The girl still appears once in a while, whenever I screw up and she would peek from the door and say, Come with me, let's run away!! and her outstretched hand looks so inviting. The world were I would be perfect and I could do no wrong. My own created reality; an altered one, made to fit. But I've learnt over the years that it's us who has to do the fitting in without compromising the person that you are. The world is not, and will not, revolve around a single entity. Nor will there be a fairy popping up and offering to turn back time for you. Running won't solve the problem. Living in the real world isn't as hunky dory than the fictional one. So why the real world? You won't be as happy. People here disappoint you, hurt you and leave you. But then daydreamers are forgetting the joy of growing as a person. I'm still very a child because I deprived myself so much in the past. Sure, things rarely go my way and there's more heartaches and sadness in comparison to the amount of happiness that I experienced. And the happiness that it gives me cannot be compared to the ones I get from dreams. It goes deeper to the roots of your being. It reaches into corners that you never thought existed. It's so much more fulfilling, like rich rich chocolate where one drop is enough as compared to the sugary mix weak chocolate that you could eat forever and don't feel full.

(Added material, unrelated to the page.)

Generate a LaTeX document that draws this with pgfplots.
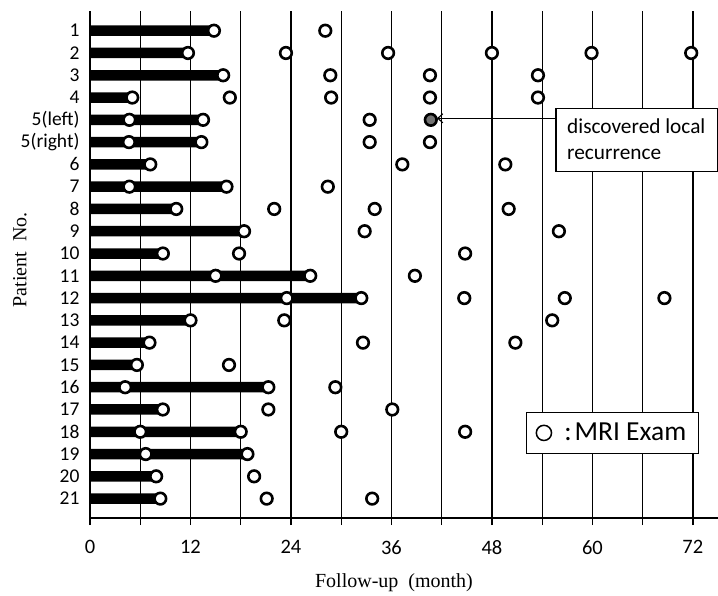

I live for that ounce of happiness. As long as it still exist, I will remain right here in the real world.
I don't want to feel afraid to go further, be more than I am. Time has been wasted for many years and though it would be easy to lament of the loss, I refuse to. I want to grow. I'm not as brilliant as some people, but I will not grudge. I will follow my own pace.
The late bloomer is on her way.
As my thoughts came to an end, I've reach Singapore. Eager to meet my aunt, grandma, uncle and niece. I never used to feel that way. It's funny that the older I grow, the more appreciative I am to have this big big family.